Back in 2016, it was thought a man sitting behind home plate at a Dodgers game was one of the most wanted men in the world. As it turns out, United States Marshals no longer think that to be the case.
Believing the man to be John Ruffo, a relative thought they spotted him on television sitting snuggly behind home plate at a 2016 Dodgers game. U.S. Marshals believed this to be the case and pursued it. For reference, John Ruffo was a computer salesman who cheated banks and other financial institutions out of a staggering $353 million in the 90s. Meant to serve 17 years in jail, he disappeared before he could live out his sentence in 1998.
ABC recently published a podcast about the case, bringing it back into the spotlight. However, TMZ Sports reports the suspected fan is not the fugitive. Nope, the man behind home plate was just a sports fan who happened to look like one of the most wanted people in the country.
How Did the John Ruffo Misunderstanding Happen?
Being falsely accused of being a wanted fugitive isn’t something that happens every day, so how did this poor man get mistaken for John Ruffo?
Back in 2016, Ruffo’s cousin, Carmine Pascale, was watching a Dodgers-Red Sox game.
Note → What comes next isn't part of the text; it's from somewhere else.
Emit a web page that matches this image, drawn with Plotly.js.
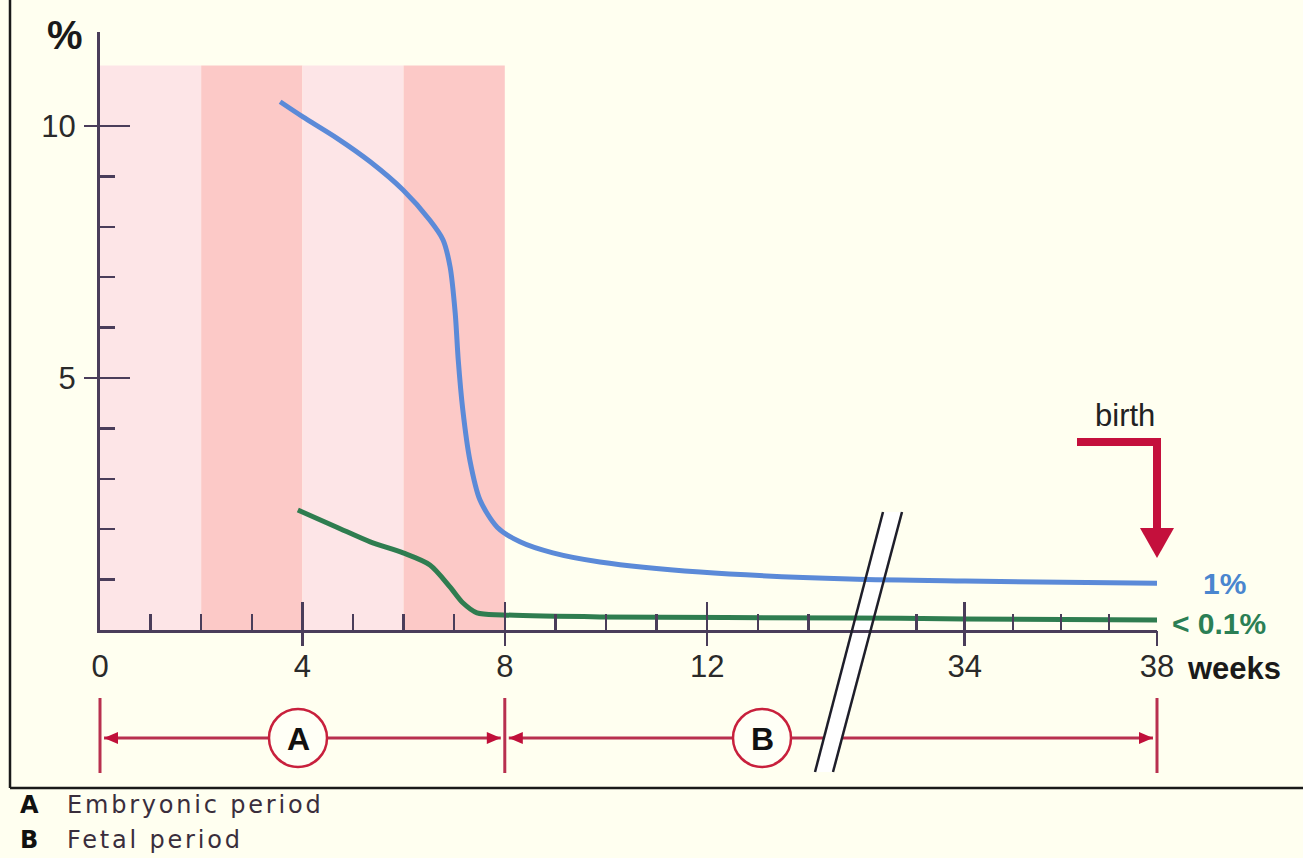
<!DOCTYPE html>
<html>
<head>
<meta charset="utf-8">
<script src="https://cdn.plot.ly/plotly-3.0.1.min.js"></script>
<style>
  html, body { margin: 0; padding: 0; background: #fffff0; }
  #chart { width: 1303px; height: 858px; }
</style>
</head>
<body>
<div id="chart"></div>
<script>
// ---- data ----
const blueWeeks  = [3.56, 4.01, 4.68, 5.34, 5.99, 6.52, 6.78, 6.92, 7.02, 7.08, 7.17, 7.31, 7.51, 7.85, 8.30, 8.95, 9.88, 11.86, 14.82, 34, 38];
const blueValues = [10.48, 10.18, 9.76, 9.29, 8.73, 8.13, 7.74, 7.20, 6.29, 5.36, 4.37, 3.37, 2.58, 2.04, 1.75, 1.53, 1.35, 1.15, 1.01, 0.97, 0.93];

const greenWeeks  = [3.91, 4.68, 5.34, 5.99, 6.52, 6.92, 7.17, 7.45, 7.96, 9.88, 14.82, 34, 38];
const greenValues = [2.38, 2.04, 1.75, 1.53, 1.29, 0.85, 0.54, 0.34, 0.30, 0.26, 0.24, 0.22, 0.20];

const bandEdges = [0, 2, 4, 6, 8];          // weeks
const xMajorWeeks = [0, 4, 8, 12, 34, 38];
const xMajorLabels = ['0', '4', '8', '12', '34', '38'];
const xMinorWeeks = [1, 2, 3, 5, 6, 7, 9, 10, 11, 13, 14, 33, 35, 36, 37];
const yMajorTicks = [5, 10];
const yMinorTicks = [1, 2, 3, 4, 6, 7, 8, 9];

const periods = [
    {key: 'A', name: 'Embryonic period', from: 0, to: 8},
    {key: 'B', name: 'Fetal period', from: 8, to: 38},
];

// ---- page geometry ----
const W = 1303, H = 858;
const ML = 100, MR = 146, MT = 32, MB = 228;
const PLOT_W = W - ML - MR, PLOT_H = H - MT - MB;

// broken week axis: linear up to the break, then resumes at 34
const BREAK_WEEK = 15, RESUME_WEEK = 34, RESUME_POS = 17.09, POST_SCALE = 0.95;
function pos(w) {
    return w <= BREAK_WEEK ? w : RESUME_POS + (w - RESUME_WEEK) * POST_SCALE;
}
const XMAX = pos(38);
const YMAX = 11.865;
const BAND_TOP = 11.2;

const fx = px => (px - ML) / PLOT_W;          // pixel -> paper
const fy = py => (H - MB - py) / PLOT_H;
const fw = w => pos(w) / XMAX;                // week -> paper

const AXIS = '#4a3d5a';
const CRIMSON = '#b8304f';
const FONT = 'Liberation Sans, Arial, sans-serif';
const bandFill = ['#fde5e7', '#fcc9c7'];

let shapes = [];
let annotations = [];

// pink bands
for (let i = 0; i < bandEdges.length - 1; i++) {
    shapes.push({
        type: 'rect', xref: 'x', yref: 'y', layer: 'below',
        x0: pos(bandEdges[i]), x1: pos(bandEdges[i + 1]), y0: 0, y1: BAND_TOP,
        fillcolor: bandFill[i % 2], line: {width: 0}
    });
}

function seg(x0, y0, x1, y1, color, width, layer) {
    shapes.push({type: 'line', xref: 'paper', yref: 'paper', layer: layer || 'above',
        x0: x0, y0: y0, x1: x1, y1: y1, line: {color: color, width: width}});
}
function poly(pts, color, layer) {
    const d = pts.map((p, i) => (i ? 'L' : 'M') + p[0] + ',' + p[1]).join(' ') + ' Z';
    shapes.push({type: 'path', xref: 'paper', yref: 'paper', layer: layer || 'above',
        path: d, fillcolor: color, line: {width: 0}});
}
const lab = (px, py, text, size, color, xanchor, family) => annotations.push({
    xref: 'paper', yref: 'paper', x: fx(px), y: fy(py), text: text, showarrow: false,
    xanchor: xanchor || 'center', yanchor: 'middle',
    font: {family: family || FONT, size: size, color: color}});

// period brackets below the axis
const BR_Y = 738, BR_TOP = 698, BR_BOT = 773, CIRC_R = 29;
const circleX = {A: 298, B: 762};
const wpx = w => ML + fw(w) * PLOT_W;
[0, 8, 38].forEach(w => seg(fw(w), fy(BR_TOP), fw(w), fy(BR_BOT), CRIMSON, 3, 'below'));
periods.forEach(p => {
    const left = wpx(p.from), right = wpx(p.to), cx = circleX[p.key];
    seg(fx(left + 4), fy(BR_Y), fx(cx - CIRC_R), fy(BR_Y), CRIMSON, 3, 'below');
    seg(fx(cx + CIRC_R), fy(BR_Y), fx(right - 4), fy(BR_Y), CRIMSON, 3, 'below');
    poly([[fx(left + 4), fy(BR_Y)], [fx(left + 18), fy(BR_Y - 6)], [fx(left + 18), fy(BR_Y + 6)]], '#c0103a', 'below');
    poly([[fx(right - 4), fy(BR_Y)], [fx(right - 18), fy(BR_Y - 6)], [fx(right - 18), fy(BR_Y + 6)]], '#c0103a', 'below');
    shapes.push({type: 'circle', xref: 'paper', yref: 'paper', layer: 'below',
        x0: fx(cx - CIRC_R), x1: fx(cx + CIRC_R), y0: fy(BR_Y + CIRC_R), y1: fy(BR_Y - CIRC_R),
        fillcolor: '#fffff6', line: {color: '#c8203c', width: 2.5}});
    lab(cx, BR_Y + 1, '<b>' + p.key + '</b>', 32, '#111');
});

// axis break (white band between two slanted strokes)
const brk = [[883, 512], [902, 512], [833, 772], [815, 772]];
poly(brk.map(p => [fx(p[0]), fy(p[1])]), '#ffffff', 'below');
seg(fx(brk[0][0]), fy(brk[0][1]), fx(brk[3][0]), fy(brk[3][1]), '#1e1e2a', 2.5);
seg(fx(brk[1][0]), fy(brk[1][1]), fx(brk[2][0]), fy(brk[2][1]), '#1e1e2a', 2.5);

// birth arrow
const BIRTH = '#c4103c';
const bx = wpx(38);
shapes.push({type: 'path', xref: 'paper', yref: 'paper', layer: 'above',
    path: 'M' + fx(1077) + ',' + fy(442) + ' L' + fx(bx) + ',' + fy(442) + ' L' + fx(bx) + ',' + fy(533),
    line: {color: BIRTH, width: 8}});
poly([[fx(bx - 17), fy(528)], [fx(bx + 17), fy(528)], [fx(bx), fy(558)]], BIRTH);

// frame around the figure
seg(fx(10), fy(-10), fx(10), fy(788), '#1a1a1a', 2.5);
seg(fx(10), fy(788), fx(1320), fy(788), '#1a1a1a', 2.5);

// labels
lab(65, 35, '<b>%</b>', 40, '#1a1a1a');
lab(1125, 415, 'birth', 31, '#222');
lab(1185, 668, '<b>weeks</b>', 31, '#1a1a1a', 'left');
lab(1201, 583, '<b>1%</b>', 30, '#4a86cf', 'left');
lab(1170, 623, '<b>&lt; 0.1%</b>', 30, '#2b7f55', 'left');

// footnote
const NOTE = 'DejaVu Sans, Verdana, sans-serif';
periods.forEach((p, i) => {
    const y = 805 + i * 35;
    lab(18, y, '<span style="font-size:24px"><b>' + p.key + '</b></span>', 24, '#111', 'left', NOTE);
    lab(65, y, '<span style="letter-spacing:2.8px;font-size:24px">' + p.name + '</span>', 24, '#3a2e3c', 'left', NOTE);
});

const traces = [
    {
        x: blueWeeks.map(pos), y: blueValues, type: 'scatter', mode: 'lines',
        line: {color: '#5b8ad8', width: 5, shape: 'spline', smoothing: 0.8},
        hoverinfo: 'skip'
    },
    {
        x: greenWeeks.map(pos), y: greenValues, type: 'scatter', mode: 'lines',
        xaxis: 'x2', yaxis: 'y2',
        line: {color: '#2f7d50', width: 5, shape: 'spline', smoothing: 0.8},
        hoverinfo: 'skip'
    }
];

const layout = {
    width: W, height: H,
    margin: {l: ML, r: MR, t: MT, b: MB, pad: 0},
    paper_bgcolor: '#fffff0',
    plot_bgcolor: 'rgba(0,0,0,0)',
    showlegend: false,
    xaxis: {
        range: [0, XMAX], showgrid: false, zeroline: false,
        showline: true, linecolor: AXIS, linewidth: 3,
        ticks: 'inside', ticklen: 28, tickwidth: 2.5, tickcolor: AXIS,
        tickmode: 'array', tickvals: xMajorWeeks.map(pos), ticktext: xMajorLabels,
        tickfont: {family: FONT, size: 31, color: '#2a2a2a'}, ticklabelstandoff: 7,
        minor: {tickmode: 'array', tickvals: xMinorWeeks.map(pos), ticks: 'inside', ticklen: 16, tickwidth: 2.5, tickcolor: AXIS, showgrid: false}
    },
    xaxis2: {
        overlaying: 'x', anchor: 'y', range: [0, XMAX],
        showgrid: false, zeroline: false, showline: false, showticklabels: false,
        ticks: 'outside', ticklen: 15, tickwidth: 2.5, tickcolor: AXIS,
        tickmode: 'array', tickvals: xMajorWeeks.slice(1).map(pos)
    },
    yaxis: {
        range: [0, YMAX], showgrid: false, zeroline: false,
        showline: true, linecolor: AXIS, linewidth: 3,
        ticks: 'inside', ticklen: 30, tickwidth: 2.5, tickcolor: AXIS,
        tickmode: 'array', tickvals: yMajorTicks, ticktext: yMajorTicks.map(String),
        tickfont: {family: FONT, size: 31, color: '#2a2a2a'}, ticklabelstandoff: 15,
        minor: {tickmode: 'array', tickvals: yMinorTicks, ticks: 'inside', ticklen: 15, tickwidth: 2.5, tickcolor: AXIS, showgrid: false}
    },
    yaxis2: {
        overlaying: 'y', anchor: 'x', side: 'left', range: [0, YMAX],
        showgrid: false, zeroline: false, showline: false, showticklabels: false,
        ticks: 'outside', ticklen: 15, tickwidth: 2.5, tickcolor: AXIS,
        tickmode: 'array', tickvals: yMajorTicks
    },
    shapes: shapes,
    annotations: annotations
};

Plotly.newPlot('chart', traces, layout, {staticPlot: true, displayModeBar: false});
</script>
</body>
</html>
While viewing it, a face behind home plate became recognizable. “I’m watching and right behind home plate, they did a close-up of the batter and there’s Johnny. And I said, ‘Holy Christ, there he is!’” Pascale told ABC News. “And I immediately called the Marshals. I froze the frame, kept it right in front of me.”
Deputy Marshal Pat Valdenor saw the resemblance between the two men. He then contacted Dodger’s risk management chief Michelle Darringer to help track the man down. “It does look like him. It could be him. So that was my starting point. That was the lead that I got,” Valdenor said.
Darringer recalled the event, saying “Our receptionist called me saying, ‘There are US Marshals here. They want to see you.’ I do remember them telling me that he was one of the most wanted persons. … It was a tip that this person had been at the game and they needed to try to confirm that.”
It wasn’t quite so easy to track the supposed Ruffo’s ticket, as he wasn’t the original ticket holder. The ticket buyer gave it away, complicating matters. “It does get frustrating,” Valdenor said. “Especially every time you get a name, you think that this is gonna be it. Or at least one step closer. And in this particular case — every name I got, every name I checked off is one step further away.”
Up until recently, Marshals and Pascale were convinced the fan was Ruffo, with the latter saying the fan was taunting law enforcement. Looks can be deceiving, it seems.